Last night I got to join the crowd at the Rice Memorial Center’s Grand Hall to hear Pulitzer prize-winning author Larry McMurtry speak.

I knew I had a hot ticket when I saw Bill Hobby work through the crowd and take a seat in the reserved section. A few minutes before the scheduled start the crew rolled away a wall to make room for hundreds of overflow folks. This was quite a turnout for a speaker who had announced that his topic would be ‘the end of the book culture,’ but true to his theme, the audience was mostly people over forty.

McMurtry opened up speaking about Inuit people who traditionally fished with hooks carved out of bone, a skill lost within twenty years after the Hudson Bay Company began supplying them with metal hooks.

He said that children still love hearing stories and turning pages, but by the age of ten or twelve they are lost to electronic media.

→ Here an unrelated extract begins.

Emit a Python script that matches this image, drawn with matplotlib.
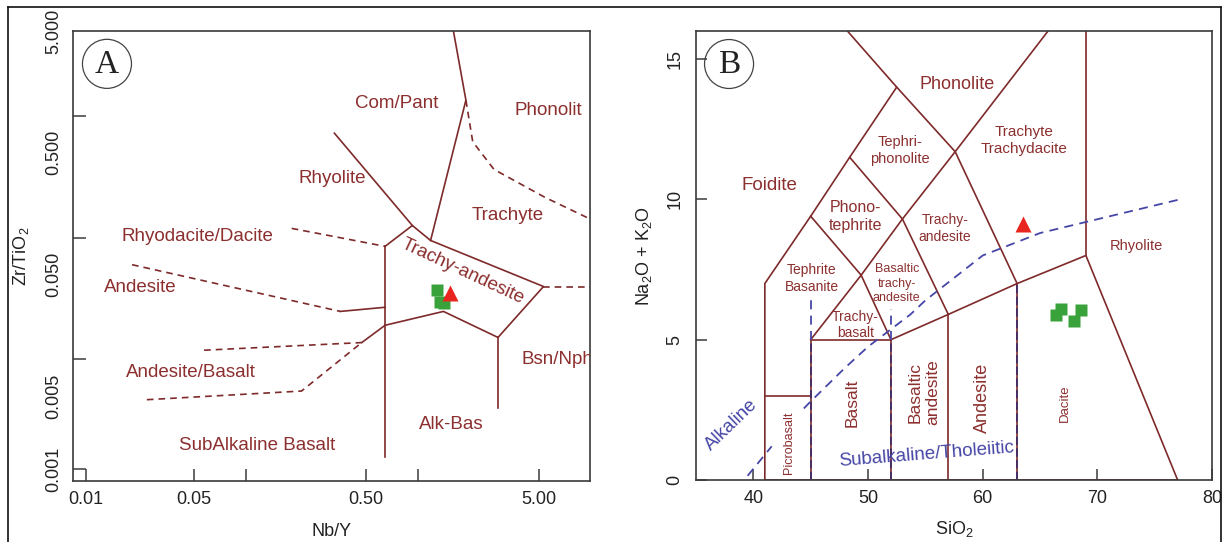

A bookseller for fifty-five years, he pointed to plummeting sales in this decade. Before that he’d seen that when he made inquiries to other sellers, they would respond by offering to sell their entire collection. For a while, he was buying them, but now he’s begun collecting the signs from failed bookstores. After a five hundred year run, books are being relegated to “talismanic objects from past culture.”

Later, in the Q&A, someone got up to thank the author for his hand-typed reply to a letter they’d sent years ago for advice on the disposition of a collection of Texana they’d inherited. They said that the letter is now the most valuable item in the collection. McMurtry said that not all authors were celebrities, and that he wasn’t one himself. He also said that many authors, such as his old friend Ken Kesey, don’t read books.

Another was a grad student who reported that when he was on the bullriding circuit, it was not unusual to see a paperback copy of a McMurtry novel in the front of a pick-up truck. McMurtry noted that rodeo had become an international sport, but predicted that some events would fall by the wayside, being seen as too slow, driven out by the dominant element, bullriding.

Much like what he had to say about electronic communications. “You can’t blame people, what’s available will be used. A better tool, people are gonna use it.’

Still, it felt like they’re closing the movie house down.